Reproduce the listing word for word, leaving every picture behind.

━━ DATASET CONTENT ━━

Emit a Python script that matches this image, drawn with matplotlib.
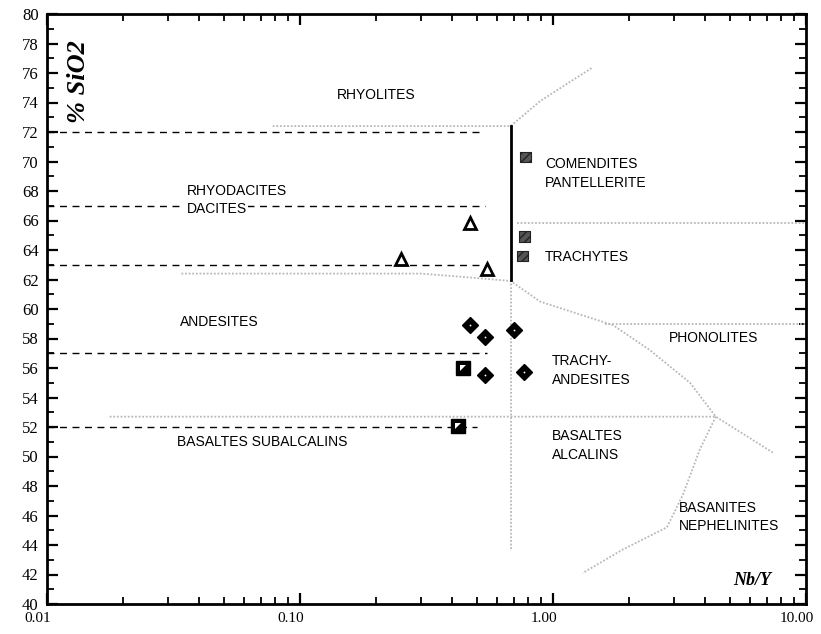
import matplotlib
matplotlib.use("Agg")
import matplotlib.pyplot as plt
import matplotlib.transforms as mtransforms
from matplotlib.ticker import MultipleLocator, LogLocator, NullFormatter

# sample points (Nb/Y, SiO2 %)
tri_x = [0.25, 0.47, 0.55]
tri_y = [63.4, 65.8, 62.7]
dia_x = [0.47, 0.54, 0.70, 0.54, 0.77]
dia_y = [58.9, 58.1, 58.6, 55.5, 55.7]
sq_x = [0.44, 0.42]
sq_y = [56.0, 52.1]
hat_x = [0.78, 0.77, 0.76]
hat_y = [70.3, 64.9, 63.6]

# dashed boundaries on the subalkaline side
dash_levels = [72, 67, 63, 57, 52]
dash_ends = [0.51, 0.54, 0.51, 0.55, 0.50]

# grey field boundaries
top_x = [0.078, 0.68, 0.89, 1.44]
top_y = [72.4, 72.4, 74.1, 76.4]
and_x = [0.034, 0.30, 0.50, 0.68, 0.89, 1.73, 2.42, 3.48, 4.4]
and_y = [62.4, 62.4, 62.1, 61.9, 60.5, 58.9, 57.2, 55.0, 52.7]
bas_x = [0.0177, 4.4, 7.5]
bas_y = [52.7, 52.7, 50.2]
neph_x = [4.4, 3.81, 3.26, 2.82, 1.89, 1.31]
neph_y = [52.7, 50.5, 47.4, 45.2, 43.7, 42.1]
trach_x = [0.72, 10.0]
trach_y = [65.8, 65.8]
phon_x = [1.6, 10.0]
phon_y = [59.0, 59.0]
split_x = 0.68
split_top, split_mid, split_bot = 72.4, 62.0, 43.6

labels = [
    ("RHYOLITES", 0.140, 74.5),
    ("RHYODACITES", 0.0357, 68.0),
    ("COMENDITES\nPANTELLERITE", 0.93, 69.2),
    ("TRACHYTES", 0.93, 63.5),
    ("ANDESITES", 0.0336, 59.1),
    ("PHONOLITES", 2.87, 58.0),
    ("TRACHY-\nANDESITES", 0.99, 55.85),
    ("BASALTES SUBALCALINS", 0.0326, 51.0),
    ("BASALTES\nALCALINS", 0.99, 50.75),
    ("BASANITES\nNEPHELINITES", 3.15, 45.9),
]

fig = plt.figure(figsize=(8.21, 6.34), dpi=100)
ax = fig.add_axes([47/821, 1 - 604/634, 759/821, 590/634])
ax.set_xscale("log")
ax.set_xlim(0.01, 10)
ax.set_ylim(40, 80)

grey = dict(color="#b8b8b8", lw=1.3, ls=(0, (1, 1)))
ax.plot(top_x, top_y, **grey)
ax.plot(and_x, and_y, **grey)
ax.plot(bas_x, bas_y, **grey)
ax.plot(neph_x, neph_y, **grey)
ax.plot(trach_x, trach_y, **grey)
ax.plot(phon_x, phon_y, **grey)
ax.plot([split_x, split_x], [split_mid, split_bot], **grey)
ax.plot([split_x, split_x], [split_top, split_mid], color="black", lw=2)

for lev, end in zip(dash_levels, dash_ends):
    ax.plot([0.01, end], [lev, lev], color="black", lw=1, ls=(0, (5, 4)))

for txt, x, y in labels:
    ax.text(x, y, txt, fontsize=10, family="Liberation Sans", ha="left",
            va="center", linespacing=1.45)
ax.text(0.0357, 66.8, "DACITES", fontsize=10, family="Liberation Sans",
        ha="left", va="center",
        bbox=dict(facecolor="white", edgecolor="none", pad=1))

ax.plot(tri_x, tri_y, ls="none", marker="^", ms=8, mfc="white", mec="black", mew=2)
ax.plot(dia_x, dia_y, ls="none", marker="D", ms=8, color="black")
ax.plot(dia_x, dia_y, ls="none", marker="o", ms=1.3, color="white", mew=0)
ax.plot(sq_x, sq_y, ls="none", marker="s", ms=10, color="black")
ax.plot(sq_x, sq_y, ls="none", marker=[(-1, -1), (-1, 1), (1, 1)], ms=5, color="white", mew=0)
ax.scatter(hat_x, hat_y, marker="s", s=60, facecolor="#555555", edgecolor="#222222",
           hatch="////", linewidths=0.8, zorder=3)

ax.text(0.041, 0.886, "% SiO2", transform=ax.transAxes, rotation=90,
        fontsize=19, family="Liberation Serif", weight="bold", style="italic",
        ha="center", va="center")
ax.text(0.929, 0.039, "Nb/Y", transform=ax.transAxes, fontsize=13,
        family="Liberation Serif", weight="bold", style="italic",
        ha="center", va="center")

ax.set_xticks([0.01, 0.1, 1, 10])
ax.set_xticklabels(["0.01", "0.10", "1.00", "10.00"])
ax.xaxis.set_minor_locator(LogLocator(base=10, subs=range(2, 10)))
ax.xaxis.set_minor_formatter(NullFormatter())
ax.set_yticks(range(40, 81, 2))
ax.yaxis.set_minor_locator(MultipleLocator(1))
ax.tick_params(which="both", direction="in", top=True, right=True,
               labelsize=12, pad=6)
ax.tick_params(axis="x", labelsize=11)
ax.tick_params(which="major", length=8, width=1.6)
ax.tick_params(which="minor", length=5, width=1.3)
shift = mtransforms.ScaledTranslation(-9/100, 0, fig.dpi_scale_trans)
for lab in ax.get_xticklabels():
    lab.set_family("Liberation Serif")
    lab.set_transform(lab.get_transform() + shift)
for lab in ax.get_yticklabels():
    lab.set_family("Liberation Serif")
for sp in ax.spines.values():
    sp.set_linewidth(2)

fig.savefig("out.png", dpi=100)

━━━

▸ **TASK RESPONSE**:
Emit a Python script that matches this image, drawn with matplotlib.
import matplotlib
matplotlib.use("Agg")
import matplotlib.pyplot as plt
import matplotlib.transforms as mtransforms
from matplotlib.ticker import MultipleLocator, LogLocator, NullFormatter

# sample points (Nb/Y, SiO2 %)
tri_x = [0.25, 0.47, 0.55]
tri_y = [63.4, 65.8, 62.7]
dia_x = [0.47, 0.54, 0.70, 0.54, 0.77]
dia_y = [58.9, 58.1, 58.6, 55.5, 55.7]
sq_x = [0.44, 0.42]
sq_y = [56.0, 52.1]
hat_x = [0.78, 0.77, 0.76]
hat_y = [70.3, 64.9, 63.6]

# dashed boundaries on the subalkaline side
dash_levels = [72, 67, 63, 57, 52]
dash_ends = [0.51, 0.54, 0.51, 0.55, 0.50]

# grey field boundaries
top_x = [0.078, 0.68, 0.89, 1.44]
top_y = [72.4, 72.4, 74.1, 76.4]
and_x = [0.034, 0.30, 0.50, 0.68, 0.89, 1.73, 2.42, 3.48, 4.4]
and_y = [62.4, 62.4, 62.1, 61.9, 60.5, 58.9, 57.2, 55.0, 52.7]
bas_x = [0.0177, 4.4, 7.5]
bas_y = [52.7, 52.7, 50.2]
neph_x = [4.4, 3.81, 3.26, 2.82, 1.89, 1.31]
neph_y = [52.7, 50.5, 47.4, 45.2, 43.7, 42.1]
trach_x = [0.72, 10.0]
trach_y = [65.8, 65.8]
phon_x = [1.6, 10.0]
phon_y = [59.0, 59.0]
split_x = 0.68
split_top, split_mid, split_bot = 72.4, 62.0, 43.6

labels = [
    ("RHYOLITES", 0.140, 74.5),
    ("RHYODACITES", 0.0357, 68.0),
    ("COMENDITES\nPANTELLERITE", 0.93, 69.2),
    ("TRACHYTES", 0.93, 63.5),
    ("ANDESITES", 0.0336, 59.1),
    ("PHONOLITES", 2.87, 58.0),
    ("TRACHY-\nANDESITES", 0.99, 55.85),
    ("BASALTES SUBALCALINS", 0.0326, 51.0),
    ("BASALTES\nALCALINS", 0.99, 50.75),
    ("BASANITES\nNEPHELINITES", 3.15, 45.9),
]

fig = plt.figure(figsize=(8.21, 6.34), dpi=100)
ax = fig.add_axes([47/821, 1 - 604/634, 759/821, 590/634])
ax.set_xscale("log")
ax.set_xlim(0.01, 10)
ax.set_ylim(40, 80)

grey = dict(color="#b8b8b8", lw=1.3, ls=(0, (1, 1)))
ax.plot(top_x, top_y, **grey)
ax.plot(and_x, and_y, **grey)
ax.plot(bas_x, bas_y, **grey)
ax.plot(neph_x, neph_y, **grey)
ax.plot(trach_x, trach_y, **grey)
ax.plot(phon_x, phon_y, **grey)
ax.plot([split_x, split_x], [split_mid, split_bot], **grey)
ax.plot([split_x, split_x], [split_top, split_mid], color="black", lw=2)

for lev, end in zip(dash_levels, dash_ends):
    ax.plot([0.01, end], [lev, lev], color="black", lw=1, ls=(0, (5, 4)))

for txt, x, y in labels:
    ax.text(x, y, txt, fontsize=10, family="Liberation Sans", ha="left",
            va="center", linespacing=1.45)
ax.text(0.0357, 66.8, "DACITES", fontsize=10, family="Liberation Sans",
        ha="left", va="center",
        bbox=dict(facecolor="white", edgecolor="none", pad=1))

ax.plot(tri_x, tri_y, ls="none", marker="^", ms=8, mfc="white", mec="black", mew=2)
ax.plot(dia_x, dia_y, ls="none", marker="D", ms=8, color="black")
ax.plot(dia_x, dia_y, ls="none", marker="o", ms=1.3, color="white", mew=0)
ax.plot(sq_x, sq_y, ls="none", marker="s", ms=10, color="black")
ax.plot(sq_x, sq_y, ls="none", marker=[(-1, -1), (-1, 1), (1, 1)], ms=5, color="white", mew=0)
ax.scatter(hat_x, hat_y, marker="s", s=60, facecolor="#555555", edgecolor="#222222",
           hatch="////", linewidths=0.8, zorder=3)

ax.text(0.041, 0.886, "% SiO2", transform=ax.transAxes, rotation=90,
        fontsize=19, family="Liberation Serif", weight="bold", style="italic",
        ha="center", va="center")
ax.text(0.929, 0.039, "Nb/Y", transform=ax.transAxes, fontsize=13,
        family="Liberation Serif", weight="bold", style="italic",
        ha="center", va="center")

ax.set_xticks([0.01, 0.1, 1, 10])
ax.set_xticklabels(["0.01", "0.10", "1.00", "10.00"])
ax.xaxis.set_minor_locator(LogLocator(base=10, subs=range(2, 10)))
ax.xaxis.set_minor_formatter(NullFormatter())
ax.set_yticks(range(40, 81, 2))
ax.yaxis.set_minor_locator(MultipleLocator(1))
ax.tick_params(which="both", direction="in", top=True, right=True,
               labelsize=12, pad=6)
ax.tick_params(axis="x", labelsize=11)
ax.tick_params(which="major", length=8, width=1.6)
ax.tick_params(which="minor", length=5, width=1.3)
shift = mtransforms.ScaledTranslation(-9/100, 0, fig.dpi_scale_trans)
for lab in ax.get_xticklabels():
    lab.set_family("Liberation Serif")
    lab.set_transform(lab.get_transform() + shift)
for lab in ax.get_yticklabels():
    lab.set_family("Liberation Serif")
for sp in ax.spines.values():
    sp.set_linewidth(2)

fig.savefig("out.png", dpi=100)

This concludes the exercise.